中学受験の成功譚ばかりが広がるのはなぜ?

中学受験の余韻が残る3月。職場の同僚や、同級生の親同士で受験話に花が咲く場面も多いだろう。

矢野耕平(やの・こうへい)
中学受験指導スタジオキャンパス代表/国語専科・博耕房代表
著書に『中学受験で子どもを伸ばす親ダメにする親』(ダイヤモンド社)、『男子御三家 麻布・開成・武蔵の真実』『女子御三家 桜蔭・女子学院・雙葉の秘密』(ともに文春新書/文藝春秋)、『令和の中学受験 保護者のための参考書』(講談社+α新書/講談社)、『ぼくのかんがえた「さいきょう」の中学受験』(祥伝社新書/祥伝社)など。
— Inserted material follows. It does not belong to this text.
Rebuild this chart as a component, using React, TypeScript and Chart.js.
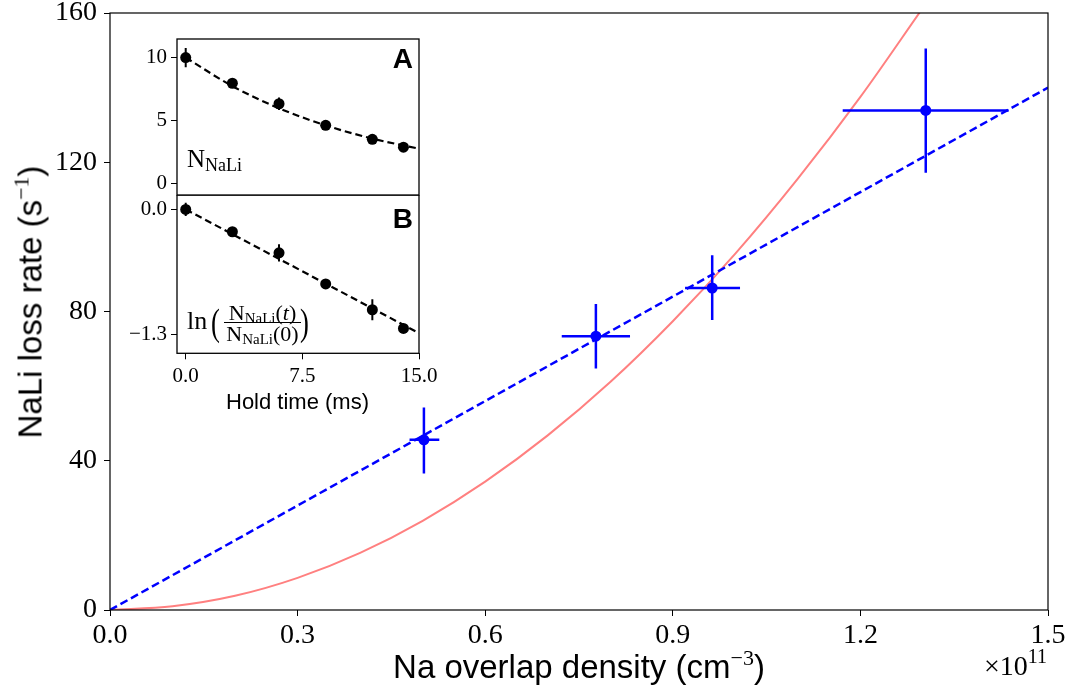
import React, { useEffect, useRef } from "react";
import { Chart, registerables } from "chart.js";

Chart.register(...registerables);

const SERIF = "'Liberation Serif', 'DejaVu Serif', serif";
const SANS = "'Liberation Sans', Arial, sans-serif";
const BLUE = "#0000ff";
const RED = "#ff8080";

// ---------- main panel: NaLi loss rate vs Na overlap density (x in 1e11 cm^-3) ----------
const xTickValues = [0, 0.3, 0.6, 0.9, 1.2, 1.5];
const yTickValues = [0, 40, 80, 120, 160];

const densityX = [0.502, 0.777, 0.963, 1.3045];
const lossRate = [45.6, 73.4, 86.3, 133.9];
const densityLow = [0.479, 0.7224, 0.9196, 1.1717];
const densityHigh = [0.5266, 0.8316, 1.0075, 1.437];
const rateLow = [36.6, 64.7, 77.7, 117.2];
const rateHigh = [54.3, 82.0, 95.1, 150.5];

const linearFitX = [0, 1.5];
const linearFitY = [0, 140];

const quadFitX = [0, 0.1, 0.2, 0.3, 0.4, 0.5, 0.6, 0.7, 0.8, 0.9, 1.0, 1.1, 1.2, 1.3];
const quadFitY = [0, 1, 3.8, 8.6, 15.3, 23.9, 34.4, 46.8, 61.1, 77.4, 95.5, 115.6, 137.5, 161.4];

// ---------- inset: hold time (ms) ----------
const holdTimeTicks = [0, 7.5, 15];
const holdTime = [0, 3, 6, 9, 12, 14];

// panel A: N_NaLi
const panelATicks = [0, 5, 10];
const nNaLi = [10.0, 7.96, 6.33, 4.61, 3.5, 2.87];
const nNaLiErr = [0.77, 0.22, 0.5, 0.22, 0.22, 0.22];
const fitATime = [0, 3, 6, 9, 12, 15];
const fitAValue = [10.0, 7.73, 5.97, 4.61, 3.56, 2.75];

// panel B: ln(N(t)/N(0))
const panelBTicks = [0, -1.3];
const lnRatio = [0, -0.233, -0.453, -0.777, -1.046, -1.241];
const lnRatioErr = [0.07, 0.03, 0.09, 0.03, 0.11, 0.03];
const fitBTime = [0, 15];
const fitBValue = [0, -1.29];

const errorBarPlugin = {
  id: "errorBarsCustom",
  beforeDatasetDraw(chart: any, args: any) {
    const ds: any = chart.data.datasets[args.index];
    const eb = ds.errorBars;
    if (!eb) return;
    const { ctx, chartArea, scales } = chart;
    const xs = scales[ds.xAxisID || "x"];
    const ys = scales[ds.yAxisID || "y"];
    ctx.save();
    ctx.beginPath();
    ctx.rect(chartArea.left, chartArea.top, chartArea.right - chartArea.left, chartArea.bottom - chartArea.top);
    ctx.clip();
    ctx.strokeStyle = eb.color;
    ctx.lineWidth = eb.width;
    ctx.beginPath();
    ds.data.forEach((p: any, i: number) => {
      const px = xs.getPixelForValue(p.x);
      const py = ys.getPixelForValue(p.y);
      if (eb.yLow) {
        ctx.moveTo(px, ys.getPixelForValue(eb.yLow[i]));
        ctx.lineTo(px, ys.getPixelForValue(eb.yHigh[i]));
      }
      if (eb.xLow) {
        ctx.moveTo(xs.getPixelForValue(eb.xLow[i]), py);
        ctx.lineTo(xs.getPixelForValue(eb.xHigh[i]), py);
      }
    });
    ctx.stroke();
    ctx.restore();
  },
};

const framePlugin = {
  id: "frameCustom",
  afterDatasetsDraw(chart: any, _args: any, opts: any) {
    const { ctx, chartArea } = chart;
    ctx.save();
    ctx.strokeStyle = "#000";
    ctx.lineWidth = opts.lineWidth || 1;
    ctx.strokeRect(chartArea.left, chartArea.top, chartArea.right - chartArea.left, chartArea.bottom - chartArea.top);
    ctx.restore();
  },
};

const zeroPad = (s: any) => {
  s.paddingTop = 0;
  s.paddingBottom = 0;
  s.paddingLeft = 0;
  s.paddingRight = 0;
};

const tickGrid = (len: number) => ({
  display: true,
  drawOnChartArea: false,
  drawTicks: true,
  tickLength: len,
  color: "#000",
  lineWidth: 1,
});

const pts = (xs: number[], ys: number[]) => xs.map((x, i) => ({ x, y: ys[i] }));

const mainConfig = (): any => ({
  type: "scatter",
  data: {
    datasets: [
      {
        label: "measured",
        data: pts(densityX, lossRate),
        pointRadius: 5.5,
        pointBackgroundColor: BLUE,
        pointBorderWidth: 0,
        showLine: false,
        clip: 0,
        errorBars: { xLow: densityLow, xHigh: densityHigh, yLow: rateLow, yHigh: rateHigh, color: BLUE, width: 2.5 },
      },
      {
        label: "linear fit",
        data: pts(linearFitX, linearFitY),
        showLine: true,
        borderColor: BLUE,
        borderWidth: 2.5,
        borderDash: [8, 4],
        pointRadius: 0,
        clip: 0,
      },
      {
        label: "quadratic fit",
        data: pts(quadFitX, quadFitY),
        showLine: true,
        borderColor: RED,
        borderWidth: 2,
        pointRadius: 0,
        cubicInterpolationMode: "monotone",
        clip: 0,
      },
    ],
  },
  options: {
    responsive: false,
    animation: false,
    layout: { autoPadding: false, padding: { left: 0, top: 13, right: 25, bottom: 0 } },
    plugins: { legend: { display: false }, tooltip: { enabled: false }, frameCustom: { lineWidth: 1.2 } },
    scales: {
      x: {
        type: "linear",
        min: 0,
        max: 1.5,
        afterFit: (s: any) => { s.height = 88; zeroPad(s); },
        afterBuildTicks: (s: any) => { s.ticks = xTickValues.map((v) => ({ value: v })); },
        grid: tickGrid(6),
        border: { display: false },
        ticks: {
          font: { family: SERIF, size: 28 },
          color: "#000",
          padding: 3,
          maxRotation: 0,
          autoSkip: false,
          callback: (v: any) => Number(v).toFixed(1),
        },
      },
      y: {
        type: "linear",
        min: 0,
        max: 160,
        afterFit: (s: any) => { s.width = 110; zeroPad(s); },
        afterBuildTicks: (s: any) => { s.ticks = yTickValues.map((v) => ({ value: v })); },
        grid: tickGrid(6),
        border: { display: false },
        ticks: {
          font: { family: SERIF, size: 28 },
          color: "#000",
          padding: 7,
          autoSkip: false,
          callback: (v: any) => String(v),
        },
      },
    },
  },
  plugins: [errorBarPlugin, framePlugin],
});

const insetAConfig = (): any => ({
  type: "scatter",
  data: {
    datasets: [
      {
        label: "N_NaLi",
        data: pts(holdTime, nNaLi),
        pointRadius: 5.5,
        pointBackgroundColor: "#000",
        pointBorderWidth: 0,
        showLine: false,
        clip: 0,
        errorBars: { yLow: nNaLi.map((v, i) => v - nNaLiErr[i]), yHigh: nNaLi.map((v, i) => v + nNaLiErr[i]), color: "#000", width: 2 },
      },
      {
        label: "fit",
        data: pts(fitATime, fitAValue),
        showLine: true,
        borderColor: "#000",
        borderWidth: 2.2,
        borderDash: [7, 4],
        pointRadius: 0,
        cubicInterpolationMode: "monotone",
        clip: 0,
      },
    ],
  },
  options: {
    responsive: false,
    animation: false,
    layout: { autoPadding: false, padding: { left: 0, top: 19, right: 31, bottom: 5 } },
    plugins: { legend: { display: false }, tooltip: { enabled: false }, frameCustom: { lineWidth: 1.3 } },
    scales: {
      x: { type: "linear", min: -0.56, max: 15, display: false },
      y: {
        type: "linear",
        min: -0.93,
        max: 11.48,
        afterFit: (s: any) => { s.width = 77; zeroPad(s); },
        afterBuildTicks: (s: any) => { s.ticks = panelATicks.map((v) => ({ value: v })); },
        grid: tickGrid(6),
        border: { display: false },
        ticks: { font: { family: SERIF, size: 21 }, color: "#000", padding: 4, callback: (v: any) => String(v) },
      },
    },
  },
  plugins: [errorBarPlugin, framePlugin],
});

const insetBConfig = (): any => ({
  type: "scatter",
  data: {
    datasets: [
      {
        label: "ln ratio",
        data: pts(holdTime, lnRatio),
        pointRadius: 5.5,
        pointBackgroundColor: "#000",
        pointBorderWidth: 0,
        showLine: false,
        clip: 0,
        errorBars: { yLow: lnRatio.map((v, i) => v - lnRatioErr[i]), yHigh: lnRatio.map((v, i) => v + lnRatioErr[i]), color: "#000", width: 2 },
      },
      {
        label: "fit",
        data: pts(fitBTime, fitBValue),
        showLine: true,
        borderColor: "#000",
        borderWidth: 2.2,
        borderDash: [7, 4],
        pointRadius: 0,
        clip: 0,
      },
    ],
  },
  options: {
    responsive: false,
    animation: false,
    layout: { autoPadding: false, padding: { left: 0, top: 0, right: 31, bottom: 0 } },
    plugins: { legend: { display: false }, tooltip: { enabled: false }, frameCustom: { lineWidth: 1.3 } },
    scales: {
      x: {
        type: "linear",
        min: -0.56,
        max: 15,
        afterFit: (s: any) => { s.height = 76.7; zeroPad(s); },
        afterBuildTicks: (s: any) => { s.ticks = holdTimeTicks.map((v) => ({ value: v })); },
        grid: tickGrid(6),
        border: { display: false },
        ticks: {
          font: { family: SERIF, size: 21 },
          color: "#000",
          padding: 5,
          maxRotation: 0,
          autoSkip: false,
          callback: (v: any) => Number(v).toFixed(1),
        },
      },
      y: {
        type: "linear",
        min: -1.5,
        max: 0.15,
        afterFit: (s: any) => { s.width = 77; zeroPad(s); },
        afterBuildTicks: (s: any) => { s.ticks = panelBTicks.map((v) => ({ value: v })); },
        grid: tickGrid(6),
        border: { display: false },
        ticks: {
          font: { family: SERIF, size: 21 },
          color: "#000",
          padding: 4,
          callback: (v: any) => (Number(v) === 0 ? "0.0" : "\u2212" + Math.abs(Number(v)).toFixed(1)),
        },
      },
    },
  },
  plugins: [errorBarPlugin, framePlugin],
});

function ChartCanvas(props: { config: () => any; left: number; top: number; width: number; height: number }) {
  const ref = useRef<HTMLCanvasElement>(null);
  useEffect(() => {
    const chart = new Chart(ref.current as HTMLCanvasElement, props.config());
    return () => chart.destroy();
  }, []);
  return (
    <canvas
      ref={ref}
      width={props.width}
      height={props.height}
      style={{ position: "absolute", left: props.left, top: props.top, width: props.width, height: props.height }}
    />
  );
}

const abs = (s: React.CSSProperties): React.CSSProperties => ({
  position: "absolute",
  whiteSpace: "nowrap",
  lineHeight: 1,
  margin: 0,
  color: "#000",
  ...s,
});

export default function App() {
  return (
    <div style={{ position: "fixed", left: 0, top: 0, width: 1073, height: 698, background: "#fff", overflow: "hidden" }}>
      <ChartCanvas config={mainConfig} left={0} top={0} width={1073} height={698} />
      <ChartCanvas config={insetAConfig} left={100} top={20} width={350} height={180} />
      <ChartCanvas config={insetBConfig} left={100} top={195} width={350} height={235} />

      {/* main axis titles */}
      <div style={abs({ left: 29.5, top: 302, fontFamily: SANS, fontSize: 33, transform: "translate(-50%, -50%) rotate(-90deg)" })}>
        NaLi loss rate (s
        <span style={{ fontFamily: SERIF, fontSize: 22, position: "relative", top: -13 }}>{"\u22121"}</span>)
      </div>
      <div style={abs({ left: 579, top: 650, fontFamily: SANS, fontSize: 33, transform: "translateX(-50%)" })}>
        Na overlap density (cm
        <span style={{ fontFamily: SERIF, fontSize: 22, position: "relative", top: -13 }}>{"\u22123"}</span>)
      </div>
      <div style={abs({ right: 26, top: 652, fontFamily: SERIF, fontSize: 28 })}>
        {"\u00d710"}
        <span style={{ fontSize: 20, position: "relative", top: -12 }}>11</span>
      </div>

      {/* inset labels */}
      <div style={abs({ right: 660, top: 44.6, fontFamily: SANS, fontSize: 28, fontWeight: "bold" })}>A</div>
      <div style={abs({ right: 660, top: 205.3, fontFamily: SANS, fontSize: 28, fontWeight: "bold" })}>B</div>
      <div style={abs({ left: 297.5, top: 391.4, fontFamily: SANS, fontSize: 22, transform: "translateX(-50%)" })}>Hold time (ms)</div>

      <div style={abs({ left: 187, top: 145.8, fontFamily: SERIF, fontSize: 25 })}>
        N<span style={{ fontSize: 18, position: "relative", top: 4 }}>NaLi</span>
      </div>

      <div style={abs({ left: 187, top: 308, fontFamily: SERIF, fontSize: 26 })}>ln</div>
      <div style={abs({ left: 211, top: 303, fontFamily: SERIF, fontSize: 38, transform: "scaleX(0.7)", transformOrigin: "left center" })}>(</div>
      <div style={abs({ left: 262.5, top: 302.3, fontFamily: SERIF, fontSize: 22, transform: "translateX(-50%)" })}>
        N<span style={{ fontSize: 15, position: "relative", top: 3 }}>NaLi</span>(<i>t</i>)
      </div>
      <div style={abs({ left: 224, top: 322, width: 77, height: 1.3, background: "#000" })} />
      <div style={abs({ left: 262.5, top: 322.6, fontFamily: SERIF, fontSize: 22, transform: "translateX(-50%)" })}>
        N<span style={{ fontSize: 15, position: "relative", top: 3 }}>NaLi</span>(0)
      </div>
      <div style={abs({ left: 300, top: 303, fontFamily: SERIF, fontSize: 38, transform: "scaleX(0.7)", transformOrigin: "left center" })}>)</div>
    </div>
  );
}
Xアカウントは@campus_yano
(写真は本人提供)

「○○さんのお嬢さんは御三家の○○中学校に合格したんだって!」
「同級生の○○くんのお兄さんは○○塾で成績を伸ばして、第1志望校に合格したみたい」

こんな噂話が飛び交うこともしばしばだ。しかしふと思い返すと、こうした「伝聞」のほとんどが成功事例であることに違和感を覚えた経験はないだろうか。

2024年度、首都圏の中学受験者総数は前年比で微減した一方で、首都圏の小学校6年生の数を分母とする「私立中学受験率」は伸長した。一般的にも、中学受験で第1志望校に合格できるのは男子で「約4人に1人」、女子で「約3人に1人」と言われるほどで、第1志望校に落ちる子のほうが多い厳しい世界だ。それにもかかわらず、なぜ中学受験は「成功譚」であふれているのか。

事は単純で、中学受験で思うようにいかなかった家庭は口をつぐむからだ。その結果、成功事例ばかりが耳に入り、「うちも中学受験をさせようか」などと考えてしまうのである。